(Items from a data source)
────────────────
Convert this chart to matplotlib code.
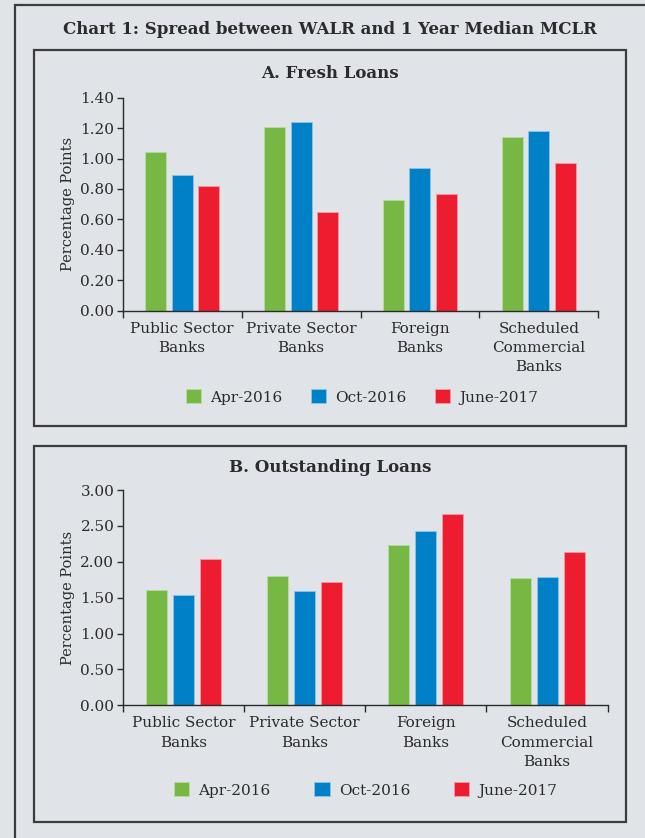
import matplotlib
matplotlib.use("Agg")
import matplotlib.pyplot as plt
from matplotlib.patches import Rectangle, Patch
import numpy as np

plt.rcParams['font.family'] = ['DejaVu Serif']

categories = ["Public Sector\nBanks", "Private Sector\nBanks", "Foreign\nBanks",
              "Scheduled\nCommercial\nBanks"]
series = ["Apr-2016", "Oct-2016", "June-2017"]

fresh_apr16 = [1.04, 1.21, 0.73, 1.14]
fresh_oct16 = [0.89, 1.24, 0.94, 1.18]
fresh_jun17 = [0.82, 0.65, 0.77, 0.97]

outst_apr16 = [1.60, 1.80, 2.24, 1.78]
outst_oct16 = [1.53, 1.59, 2.43, 1.79]
outst_jun17 = [2.04, 1.72, 2.67, 2.14]

fresh_ticks = [0.0, 0.2, 0.4, 0.6, 0.8, 1.0, 1.2, 1.4]
outst_ticks = [0.0, 0.5, 1.0, 1.5, 2.0, 2.5, 3.0]

colors = ["#76b843", "#0080c6", "#ed1c2e"]
edge_colors = ["#b6dca0", "#8cc6e8", "#f59aa2"]
bg = "#e0e4e8"
ink = "#2b2b2b"

W, H = 645, 838
fig = plt.figure(figsize=(W / 100, H / 100), dpi=100, facecolor=bg)


def px_rect(x0, y0, x1, y1):
    """Axes rectangle from pixel box (top-left origin)."""
    return [x0 / W, 1 - y1 / H, (x1 - x0) / W, (y1 - y0) / H]


def frame(x0, y0, x1, y1, lw=1.6, color="#3c3c3c"):
    fig.add_artist(Rectangle((x0 / W, 1 - y1 / H), (x1 - x0) / W, (y1 - y0) / H,
                             transform=fig.transFigure, fill=False,
                             edgecolor=color, linewidth=lw, zorder=0))


# outer frame and two panel frames
frame(15, 5, 700, 900)
frame(34, 50, 626, 426.5)
frame(34, 446, 626, 821.5)

fig.text(330 / W, 1 - 30 / H, "Chart 1: Spread between WALR and 1 Year Median MCLR",
         ha="center", va="center", fontsize=12, fontweight="bold", color=ink)


def panel(rect, title, title_y, data, ticks, width, pitch, legend_x, legend_y, colspace):
    ax = fig.add_axes(rect)
    ax.set_facecolor(bg)
    x = np.arange(len(categories)) + 0.5
    for i, (vals, c, ec) in enumerate(zip(data, colors, edge_colors)):
        ax.bar(x + (i - 1) * pitch, vals, width=width, color=c,
               edgecolor=ec, linewidth=0.6, label=series[i], zorder=2)
    ax.set_xlim(0, len(categories))
    ax.set_ylim(ticks[0], ticks[-1])
    ax.set_yticks(ticks)
    ax.set_yticklabels([f"{t:.2f}" for t in ticks])
    ax.set_xticks(np.arange(len(categories) + 1))
    ax.set_xticklabels([])
    ax.set_xticks(x, minor=True)
    ax.set_xticklabels(categories, minor=True, linespacing=1.48)
    ax.tick_params(axis="x", which="minor", length=0, pad=8, labelsize=11, colors=ink)
    ax.tick_params(axis="x", which="major", length=5, width=1, color=ink)
    ax.tick_params(axis="y", length=4, width=1, color=ink, labelsize=11,
                   labelcolor=ink, pad=2)
    for s in ["top", "right"]:
        ax.spines[s].set_visible(False)
    for s in ["left", "bottom"]:
        ax.spines[s].set_color(ink)
        ax.spines[s].set_linewidth(1.0)
    ax.set_ylabel("Percentage Points", fontsize=10.5, color=ink, labelpad=4)
    fig.text(330 / W, 1 - title_y / H, title, ha="center", va="center",
             fontsize=12, fontweight="bold", color=ink)
    handles = [Patch(facecolor=c, edgecolor=ec, linewidth=0.6) for c, ec in zip(colors, edge_colors)]
    fig.legend(handles, series, loc="center", bbox_to_anchor=(legend_x / W, 1 - legend_y / H),
               ncol=3, frameon=False, fontsize=11, handlelength=1.0,
               handleheight=1.0, handletextpad=0.6, columnspacing=colspace,
               labelcolor=ink)
    return ax


panel(px_rect(122.7, 97.7, 598.3, 310.7), "A. Fresh Loans", 73,
      [fresh_apr16, fresh_oct16, fresh_jun17], fresh_ticks, 0.176, 0.221, 362, 397, 1.85)
panel(px_rect(122.7, 490, 607.7, 705.3), "B. Outstanding Loans", 467,
      [outst_apr16, outst_oct16, outst_jun17], outst_ticks, 0.173, 0.223, 365.5, 790, 2.85)

fig.savefig("out.png", dpi=100, facecolor=bg)
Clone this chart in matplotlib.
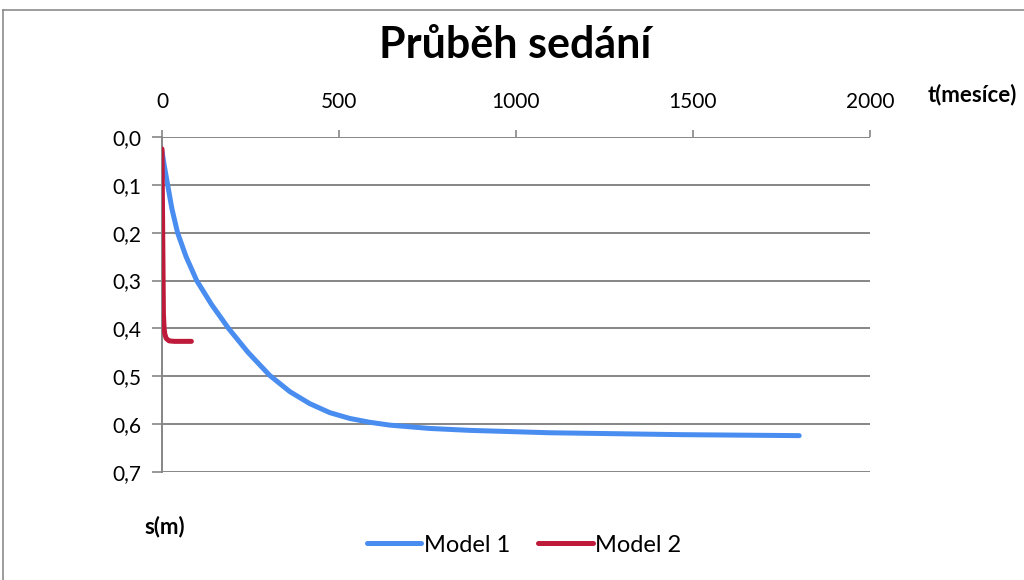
────────────────
Goal — Do not include the images; transcribe the rest of the listing exactly.

Task output —
Convert this chart to matplotlib code.
import matplotlib
matplotlib.use("Agg")
import matplotlib.pyplot as plt
from matplotlib.patches import Rectangle, Patch
import numpy as np

plt.rcParams['font.family'] = ['DejaVu Serif']

categories = ["Public Sector\nBanks", "Private Sector\nBanks", "Foreign\nBanks",
              "Scheduled\nCommercial\nBanks"]
series = ["Apr-2016", "Oct-2016", "June-2017"]

fresh_apr16 = [1.04, 1.21, 0.73, 1.14]
fresh_oct16 = [0.89, 1.24, 0.94, 1.18]
fresh_jun17 = [0.82, 0.65, 0.77, 0.97]

outst_apr16 = [1.60, 1.80, 2.24, 1.78]
outst_oct16 = [1.53, 1.59, 2.43, 1.79]
outst_jun17 = [2.04, 1.72, 2.67, 2.14]

fresh_ticks = [0.0, 0.2, 0.4, 0.6, 0.8, 1.0, 1.2, 1.4]
outst_ticks = [0.0, 0.5, 1.0, 1.5, 2.0, 2.5, 3.0]

colors = ["#76b843", "#0080c6", "#ed1c2e"]
edge_colors = ["#b6dca0", "#8cc6e8", "#f59aa2"]
bg = "#e0e4e8"
ink = "#2b2b2b"

W, H = 645, 838
fig = plt.figure(figsize=(W / 100, H / 100), dpi=100, facecolor=bg)


def px_rect(x0, y0, x1, y1):
    """Axes rectangle from pixel box (top-left origin)."""
    return [x0 / W, 1 - y1 / H, (x1 - x0) / W, (y1 - y0) / H]


def frame(x0, y0, x1, y1, lw=1.6, color="#3c3c3c"):
    fig.add_artist(Rectangle((x0 / W, 1 - y1 / H), (x1 - x0) / W, (y1 - y0) / H,
                             transform=fig.transFigure, fill=False,
                             edgecolor=color, linewidth=lw, zorder=0))


# outer frame and two panel frames
frame(15, 5, 700, 900)
frame(34, 50, 626, 426.5)
frame(34, 446, 626, 821.5)

fig.text(330 / W, 1 - 30 / H, "Chart 1: Spread between WALR and 1 Year Median MCLR",
         ha="center", va="center", fontsize=12, fontweight="bold", color=ink)


def panel(rect, title, title_y, data, ticks, width, pitch, legend_x, legend_y, colspace):
    ax = fig.add_axes(rect)
    ax.set_facecolor(bg)
    x = np.arange(len(categories)) + 0.5
    for i, (vals, c, ec) in enumerate(zip(data, colors, edge_colors)):
        ax.bar(x + (i - 1) * pitch, vals, width=width, color=c,
               edgecolor=ec, linewidth=0.6, label=series[i], zorder=2)
    ax.set_xlim(0, len(categories))
    ax.set_ylim(ticks[0], ticks[-1])
    ax.set_yticks(ticks)
    ax.set_yticklabels([f"{t:.2f}" for t in ticks])
    ax.set_xticks(np.arange(len(categories) + 1))
    ax.set_xticklabels([])
    ax.set_xticks(x, minor=True)
    ax.set_xticklabels(categories, minor=True, linespacing=1.48)
    ax.tick_params(axis="x", which="minor", length=0, pad=8, labelsize=11, colors=ink)
    ax.tick_params(axis="x", which="major", length=5, width=1, color=ink)
    ax.tick_params(axis="y", length=4, width=1, color=ink, labelsize=11,
                   labelcolor=ink, pad=2)
    for s in ["top", "right"]:
        ax.spines[s].set_visible(False)
    for s in ["left", "bottom"]:
        ax.spines[s].set_color(ink)
        ax.spines[s].set_linewidth(1.0)
    ax.set_ylabel("Percentage Points", fontsize=10.5, color=ink, labelpad=4)
    fig.text(330 / W, 1 - title_y / H, title, ha="center", va="center",
             fontsize=12, fontweight="bold", color=ink)
    handles = [Patch(facecolor=c, edgecolor=ec, linewidth=0.6) for c, ec in zip(colors, edge_colors)]
    fig.legend(handles, series, loc="center", bbox_to_anchor=(legend_x / W, 1 - legend_y / H),
               ncol=3, frameon=False, fontsize=11, handlelength=1.0,
               handleheight=1.0, handletextpad=0.6, columnspacing=colspace,
               labelcolor=ink)
    return ax


panel(px_rect(122.7, 97.7, 598.3, 310.7), "A. Fresh Loans", 73,
      [fresh_apr16, fresh_oct16, fresh_jun17], fresh_ticks, 0.176, 0.221, 362, 397, 1.85)
panel(px_rect(122.7, 490, 607.7, 705.3), "B. Outstanding Loans", 467,
      [outst_apr16, outst_oct16, outst_jun17], outst_ticks, 0.173, 0.223, 365.5, 790, 2.85)

fig.savefig("out.png", dpi=100, facecolor=bg)
Clone this chart in matplotlib.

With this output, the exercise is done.